Where are the sporting good retailers in all this mess???? Can you imagine the future of Sportsmans Warehouse, Cabela's, C A L Ranch, Hurst, Jorgensen's, Smith & Edwards, Gunnies, etc- when all this madness goes into play in 2012. What about all the Archery Pro shops that are going to be devastated by the lack of guys with tags buying bows and flinging arrows. How about all the mom and pop gas stations and hubs that will be losing out bigtime from all the revenues generated by guys scouting and later hunting on their favorite units. My hunting gas and goody expenses for 2010 were around $3000.00. I bet the average guy spends about $300 a year on food and gas for hunting. HHMMMMM lets see, if we lose 13,000 tags @ $300 a peace= $3,900,000.00 ouch DWR, that is a huge chunk of change and only the icing on the cake of what guys really spend on all their crap! 

Just a thought!!!!!!


----------



## jahan (Sep 7, 2007)

There is a gentleman that is compiling this information, he spoke at the WB meeting. You make a great point.


----------



## dark_cloud (Oct 18, 2010)

I can see your point on the sporting good stores to a point.......people are still going to do other things, go some where instead of hunting. I didnt draw a single tag this year but i spent the same as always going camping or on vacation with the family.. it might affect some places but people are going to spend money else where


----------



## Treehugnhuntr (Sep 7, 2007)

jahan said:


> There is a gentleman that is compiling this information, he spoke at the WB meeting. You make a great point.

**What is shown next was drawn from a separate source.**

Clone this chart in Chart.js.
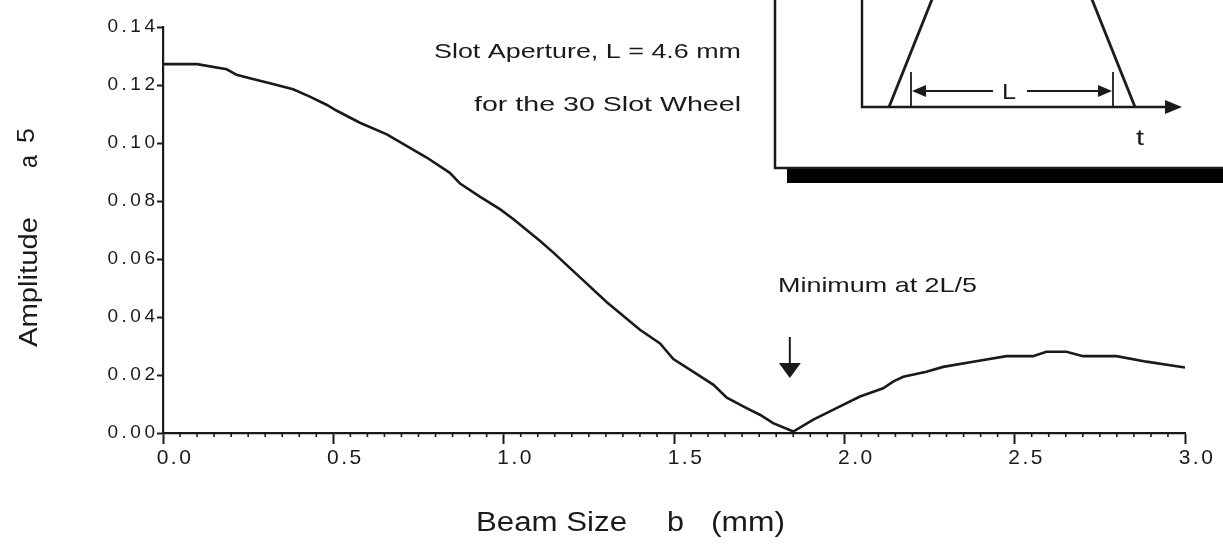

Gentleman? Who are you foolin'! :mrgreen: :mrgreen: :mrgreen:


----------



## Wind In His Hair (Dec 31, 2009)

Things like shotguns and fishing tackle will probably increase in sales in those stores.


----------



## Bo0YaA (Sep 29, 2008)

Wind In His Hair said:


> Things like shotguns and fishing tackle will probably increase in sales in those stores.


Thats exactly what I was thinking.


----------



## ut1031 (Sep 13, 2007)

That would be my good friend Lance @ Top of Utah Archery. These changes and those to come have FAR reaching effects!


----------